The Mysterious Javascript Event Loop

Yesterday I learned something quite interesting from watching Philip Roberts talk at JSConf EU a couple of years back. Philip explained the magic that lies behind the event loop in Javascript, and why it’s so important to keep in mind when you want to build a fast & fluid app that users love.

The Call Stack

Let’s back-track a bit first. I’m still very much a newcomer to the world of Javascript, but what I do understand is that — like all programming languages — Javascript code is read from top to bottom.

Not an earth-shattering revelation by any means.

What I didn’t understand until yesterday, is that the browser has what it’s called a “call stack.” A call stack is basically an order in which it executes each piece of code (e.g. like a function). For example, here is a screenshot of Philip’s presentation where he shows how 3 functions are placed on top of one another in the call stack as the code is being executed.

The Call Stack (screenshot from Philip Robert’s presentation)

Once the top block’s code has ran, it clears off the top of the stack — and the browser moves on to the next piece of code. This is known as “synchronous” code. In other words, things in the bottom of the call stack CANNOT run until the previous block of code above them has been cleared.

While trying to understand this concept a bit better, I came across this fantastic article by Tom Coleman at Discover Meteor where he compares Javascript to your very own personal butler (by the clever name of Javes). Now, while Javes is incredibly efficient, he can only do ONE thing at a time. So in other words, if he is making you a sandwich, he can’t be be driving to the store to get you more caviar at the same time. He can only do that once he is done making you a sandwich.

The Problem

Doing basic functions that execute quickly is not a problem. But as we start building larger applications that are much more resource intensive, you can see why this becomes a problem.

For example, Javes can go and get you a beer from the fridge in a few seconds without problems (well, more like milliseconds). But what happens when you give him more complicated tasks that take a while to complete?

His to-do list starts growing and things that need to get done start NOT getting done. No bueno, Javes.

For example, Tom gives us a great example: What if Javes needs to go the post office and send a package to a person, and this person will be sending Javes something back for us? Do we want Javes to stay at the post office and wait until he gets the package days from now?

Of course not! The car needs to be washed, the house needs to be cleaned, and your back isn’t going to wash itself.

But before I get too carried away with my dreams of having a personal butler, here are some real-world problems that this can cause in website and web applications:

  • Unresponsive user interfaces (you can’t click on anything else until the call stack clears)
  • Lagging browser speeds (commonly seen with misuse of animations)
  • Poor performing code that could lead to scalability issues

Asynchronous Functions

That is when asynchronous functions and the event loop come the rescue. Contrary to sync functions, async functions allow the browser to process things MUCH more efficiently.

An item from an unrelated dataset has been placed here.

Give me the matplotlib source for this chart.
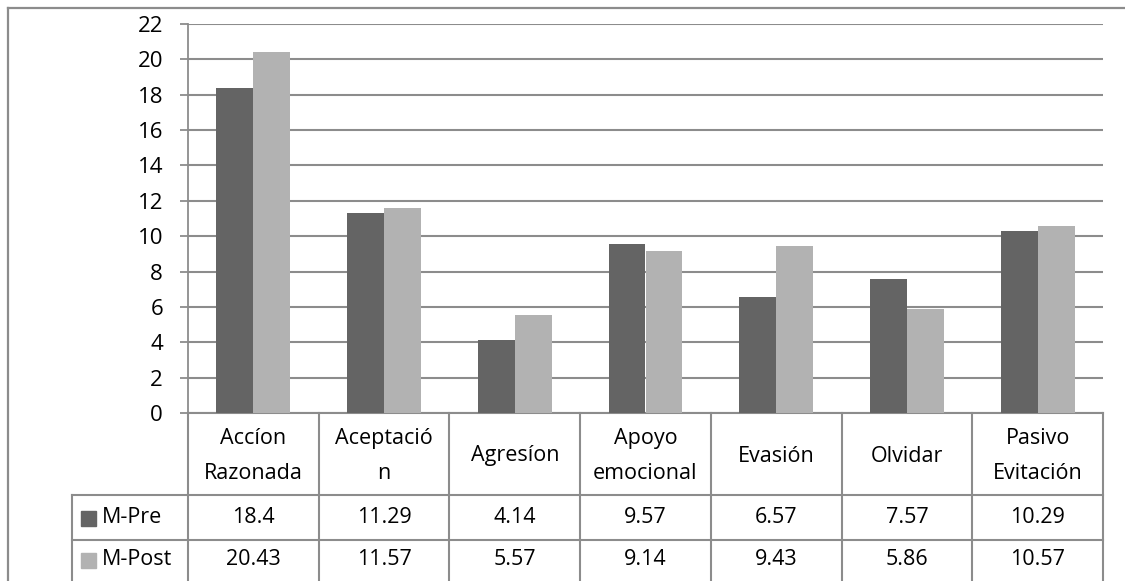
import matplotlib.pyplot as plt
import numpy as np
from matplotlib.patches import Rectangle

plt.rcParams['font.family'] = ['Open Sans', 'DejaVu Sans']

# categories and the two series
categories = ['Accíon\nRazonada', 'Aceptació\nn', 'Agresíon', 'Apoyo\nemocional',
              'Evasión', 'Olvidar', 'Pasivo\nEvitación']
series_names = ['M-Pre', 'M-Post']
m_pre = [18.4, 11.29, 4.14, 9.57, 6.57, 7.57, 10.29]
m_post = [20.43, 11.57, 5.57, 9.14, 9.43, 5.86, 10.57]
yticks = list(range(0, 23, 2))

colors = ['#646464', '#b2b2b2']
line_col = '#8c8c8c'
W, H = 1125, 581
fs = 15.5

fig = plt.figure(figsize=(W / 100, H / 100), dpi=100)

# pixel-space overlay for the frame and table
ov = fig.add_axes([0, 0, 1, 1])
ov.set_xlim(0, W)
ov.set_ylim(H, 0)
ov.axis('off')

# plot area
x0, x1, ytop, ybot = 188, 1103, 24, 413
ax = fig.add_axes([x0 / W, 1 - ybot / H, (x1 - x0) / W, (ybot - ytop) / H])
x = np.arange(len(categories))
bw = 0.283
ax.bar(x - bw / 2, m_pre, bw, color=colors[0], zorder=3)
ax.bar(x + bw / 2, m_post, bw, color=colors[1], zorder=3)
ax.set_xlim(-0.5, len(categories) - 0.5)
ax.set_ylim(0, 22)
ax.set_yticks(yticks)
ax.set_xticks([])
ax.tick_params(axis='y', length=6, width=1.3, color=line_col, labelsize=fs + 0.5, pad=12)
ax.grid(axis='y', color=line_col, lw=1.5, zorder=0)
for s in ['top', 'right', 'bottom']:
    ax.spines[s].set_visible(False)
ax.spines['left'].set_color(line_col)
ax.spines['left'].set_linewidth(1.3)
ax.patch.set_alpha(0)

# outer chart border
ov.plot([8, 8], [H, 8], color=line_col, lw=1.6)
ov.plot([8, W], [8, 8], color=line_col, lw=1.6)

# table under the axis
colw = (x1 - x0) / len(categories)
row_cat, row_a, row_b = 413, 495, 540
tl = 72
ov.plot([x0, x1], [row_cat, row_cat], color=line_col, lw=1.5)
ov.plot([tl, x1], [row_a, row_a], color=line_col, lw=1.5)
ov.plot([tl, x1], [row_b, row_b], color=line_col, lw=1.5)
ov.plot([tl, tl], [row_a, H], color=line_col, lw=1.5)
for i in range(len(categories) + 1):
    xb = x0 + i * colw
    ov.plot([xb, xb], [row_cat, H], color=line_col, lw=1.5)

for i, cat in enumerate(categories):
    cx = x0 + (i + 0.5) * colw
    ov.text(cx, (row_cat + row_a) / 2 + 2, cat, ha='center', va='center',
            fontsize=fs, linespacing=1.85)
    ov.text(cx, (row_a + row_b) / 2, f'{m_pre[i]:g}', ha='center', va='center', fontsize=fs)
    ov.text(cx, (row_b + H) / 2 - 1, f'{m_post[i]:g}', ha='center', va='center', fontsize=fs)

for name, col, yc in zip(series_names, colors, [(row_a + row_b) / 2, (row_b + H) / 2 - 1]):
    ov.add_patch(Rectangle((81, yc - 7), 15, 15, color=col))
    ov.text(102, yc, name, ha='left', va='center', fontsize=fs)

fig.savefig('out.png', dpi=100)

So, in the case of our dear butler Javes, if he had to run to the post office, that’d no longer be a problem. He’d simply go, drop off a package, write down exactly WHEN the package will come back, and then return home to move on to his next task. That way he is staying as efficient as possible.

And when it’s time to go pick-up the package he’s been sent back, he simply puts it on his to-do list for the day and gets it done.

The event loop is the magic that powers this process in Javascript.

When an asynchronous function is called and it takes a while to return with something (i.e. like data from another website), this gets pushed to a special “task queue” (aka Javes’ Pending Items List). In the meantime, the rest of the code can keep running efficiently in the main call stack.

Once everything in the call stack clears, your event loop is the responsible party that brings in that “callback” function into the current call stack to get executed.

Magic, isn’t it?

Conclusion

No, I haven’t fully understood everything about Javascript yet. Not by a long shot.

But this event loop concept makes a lot of sense and I think it’s important for all of us developers to understand and keep in mind when building web apps that are fast, responsive, and a joy for people to use everyday.